• Data:
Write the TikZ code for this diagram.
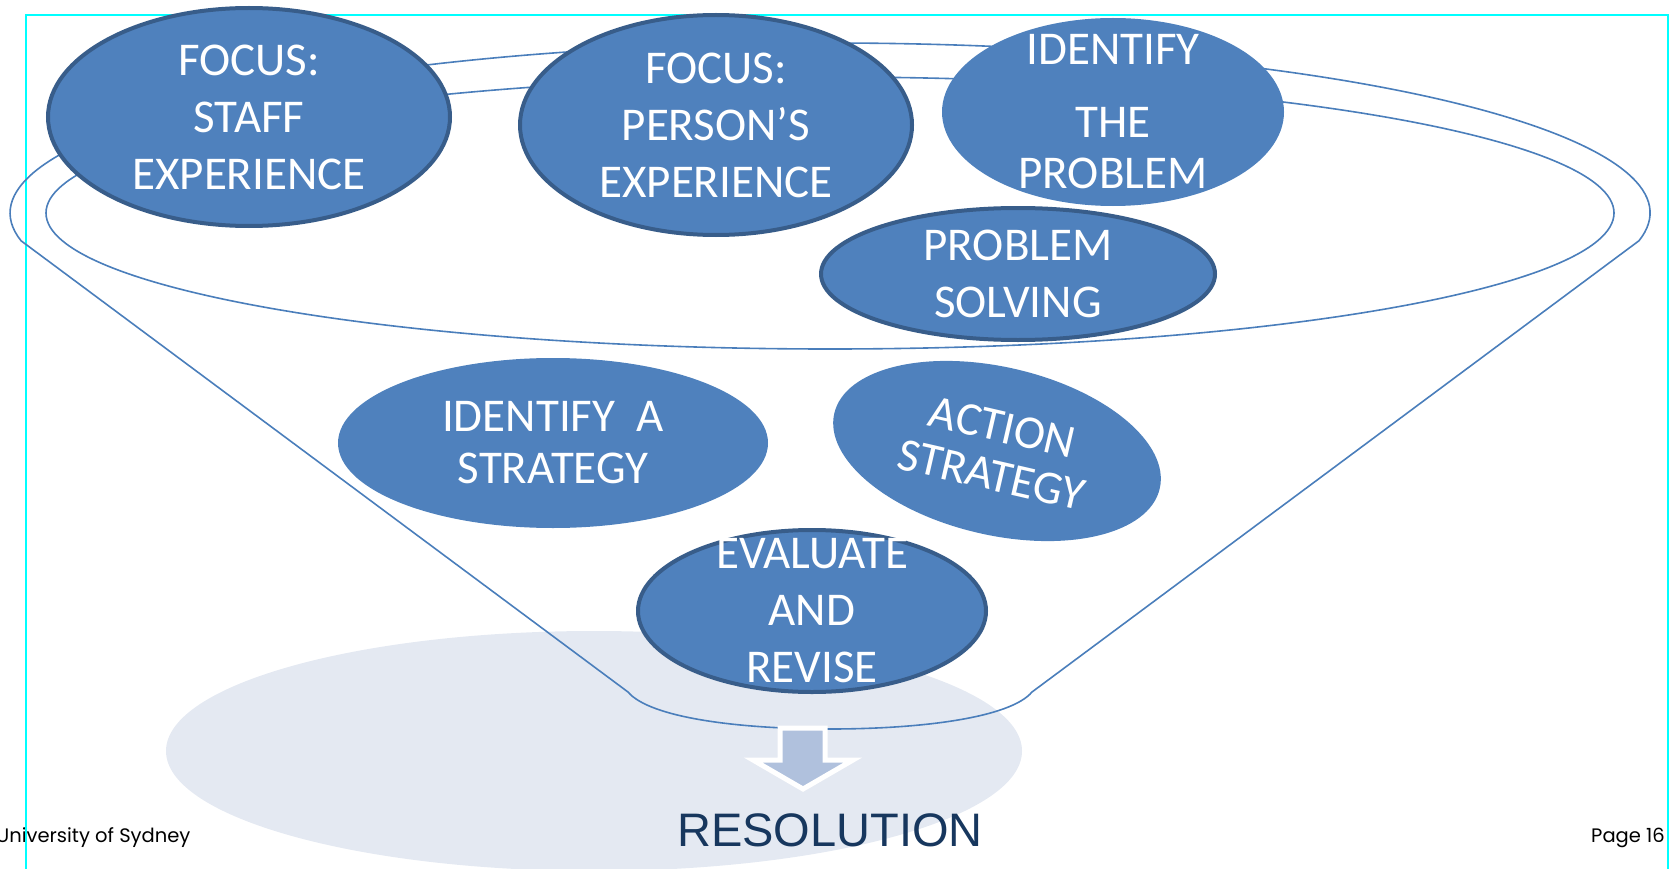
\documentclass[tikz,border=0pt]{standalone}
\usepackage{fontspec}
\setmainfont{Carlito}
\newfontfamily\footfont{Poppins}
\newfontfamily\resfont{Liberation Sans}
\usetikzlibrary{shapes.geometric}
\definecolor{blobfill}{HTML}{4F81BD}
\definecolor{blobrim}{HTML}{385D8A}
\definecolor{funnelline}{HTML}{4A7EBB}
\definecolor{poolfill}{HTML}{E4E9F2}
\definecolor{arrowfill}{HTML}{B0C1DD}
\definecolor{resblue}{HTML}{17375E}
\definecolor{framecyan}{HTML}{00FFFF}
\tikzset{
    %Define style for the step ellipses
    blob/.style={
           ellipse,
           fill=blobfill,
           inner sep=-30pt,
           text=white,
           align=center,
           font=\fontsize{47}{57}\selectfont},
    blobrim/.style={
           blob,
           draw=blobrim,
           line width=4pt},
    % Define style for the funnel outline
    funnel/.style={
           draw=funnelline,
           line width=1.6pt},
    % footer text
    foot/.style={
           anchor=base west,
           inner sep=0pt,
           font=\footfont\fontsize{19.5}{19.5}\selectfont}
}

\begin{document}
\begin{tikzpicture}[x=1pt,y=1pt]
\useasboundingbox (0,0) rectangle (1669,-869);
\clip (0,0) rectangle (1669,-869);
 %background pool
\fill[poolfill] (594,-751) ellipse[x radius=428, y radius=120];
\node[foot] (uni) at (-4,-842) {University of Sydney};
\node[foot] (page) at (1591,-842) {Page 16};
\draw[framecyan, line width=2pt] (26,-869) -- (26,-15) -- (1668,-15) -- (1668,-869);
 %funnel
\draw[funnel] ([shift={(-9.4:820 and 170)}]830,-213)
    arc[start angle=-9.4, end angle=189.4, x radius=820, y radius=170]
    -- (628,-692) .. controls (650,-718) and (740,-729) .. (830,-729)
    .. controls (920,-729) and (1010,-718) .. (1032,-692) -- cycle;
\draw[funnel] (830,-213) ellipse[x radius=784, y radius=136];
 %nodes
\node[blobrim, minimum width=402, minimum height=218] (staff) at (249,-117) {FOCUS:\\STAFF\\EXPERIENCE};
\node[blobrim, minimum width=392, minimum height=220] (person) at (716,-125) {FOCUS:\\PERSON’S\\EXPERIENCE};
\node[blob, minimum width=342, minimum height=188] (identify) at (1113,-112) {IDENTIFY\\[16pt]THE\\[-6pt]PROBLEM};
\node[blobrim, minimum width=394, minimum height=132] (solving) at (1018,-274) {PROBLEM\\SOLVING};
\node[blob, minimum width=430, minimum height=170] (strategy) at (553,-443) {IDENTIFY~~A\\[-5pt]STRATEGY};
\node[blob, minimum width=334, minimum height=168, rotate=-13] (action) at (997,-451) {ACTION\\[-8pt]STRATEGY};
\node[blobrim, minimum width=348, minimum height=162] (evaluate) at (812,-611) {EVALUATE\\AND\\REVISE};
 %arrow to resolution
\draw[white, line width=5pt, fill=arrowfill] (780,-728) -- (825,-728) -- (825,-760) -- (853,-760)
    -- (803,-789) -- (753,-760) -- (780,-760) -- cycle;
\node[font=\resfont\fontsize{47}{47}\selectfont, text=resblue] (resolution) at (830,-830) {RESOLUTION};
\end{tikzpicture}
\end{document}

• Task to complete:
All of the data above should be transcribed verbatim, with pictures omitted.

• Solved exercise:
Write the TikZ code for this diagram.
\documentclass[tikz,border=0pt]{standalone}
\usepackage{fontspec}
\setmainfont{Carlito}
\newfontfamily\footfont{Poppins}
\newfontfamily\resfont{Liberation Sans}
\usetikzlibrary{shapes.geometric}
\definecolor{blobfill}{HTML}{4F81BD}
\definecolor{blobrim}{HTML}{385D8A}
\definecolor{funnelline}{HTML}{4A7EBB}
\definecolor{poolfill}{HTML}{E4E9F2}
\definecolor{arrowfill}{HTML}{B0C1DD}
\definecolor{resblue}{HTML}{17375E}
\definecolor{framecyan}{HTML}{00FFFF}
\tikzset{
    %Define style for the step ellipses
    blob/.style={
           ellipse,
           fill=blobfill,
           inner sep=-30pt,
           text=white,
           align=center,
           font=\fontsize{47}{57}\selectfont},
    blobrim/.style={
           blob,
           draw=blobrim,
           line width=4pt},
    % Define style for the funnel outline
    funnel/.style={
           draw=funnelline,
           line width=1.6pt},
    % footer text
    foot/.style={
           anchor=base west,
           inner sep=0pt,
           font=\footfont\fontsize{19.5}{19.5}\selectfont}
}

\begin{document}
\begin{tikzpicture}[x=1pt,y=1pt]
\useasboundingbox (0,0) rectangle (1669,-869);
\clip (0,0) rectangle (1669,-869);
 %background pool
\fill[poolfill] (594,-751) ellipse[x radius=428, y radius=120];
\node[foot] (uni) at (-4,-842) {University of Sydney};
\node[foot] (page) at (1591,-842) {Page 16};
\draw[framecyan, line width=2pt] (26,-869) -- (26,-15) -- (1668,-15) -- (1668,-869);
 %funnel
\draw[funnel] ([shift={(-9.4:820 and 170)}]830,-213)
    arc[start angle=-9.4, end angle=189.4, x radius=820, y radius=170]
    -- (628,-692) .. controls (650,-718) and (740,-729) .. (830,-729)
    .. controls (920,-729) and (1010,-718) .. (1032,-692) -- cycle;
\draw[funnel] (830,-213) ellipse[x radius=784, y radius=136];
 %nodes
\node[blobrim, minimum width=402, minimum height=218] (staff) at (249,-117) {FOCUS:\\STAFF\\EXPERIENCE};
\node[blobrim, minimum width=392, minimum height=220] (person) at (716,-125) {FOCUS:\\PERSON’S\\EXPERIENCE};
\node[blob, minimum width=342, minimum height=188] (identify) at (1113,-112) {IDENTIFY\\[16pt]THE\\[-6pt]PROBLEM};
\node[blobrim, minimum width=394, minimum height=132] (solving) at (1018,-274) {PROBLEM\\SOLVING};
\node[blob, minimum width=430, minimum height=170] (strategy) at (553,-443) {IDENTIFY~~A\\[-5pt]STRATEGY};
\node[blob, minimum width=334, minimum height=168, rotate=-13] (action) at (997,-451) {ACTION\\[-8pt]STRATEGY};
\node[blobrim, minimum width=348, minimum height=162] (evaluate) at (812,-611) {EVALUATE\\AND\\REVISE};
 %arrow to resolution
\draw[white, line width=5pt, fill=arrowfill] (780,-728) -- (825,-728) -- (825,-760) -- (853,-760)
    -- (803,-789) -- (753,-760) -- (780,-760) -- cycle;
\node[font=\resfont\fontsize{47}{47}\selectfont, text=resblue] (resolution) at (830,-830) {RESOLUTION};
\end{tikzpicture}
\end{document}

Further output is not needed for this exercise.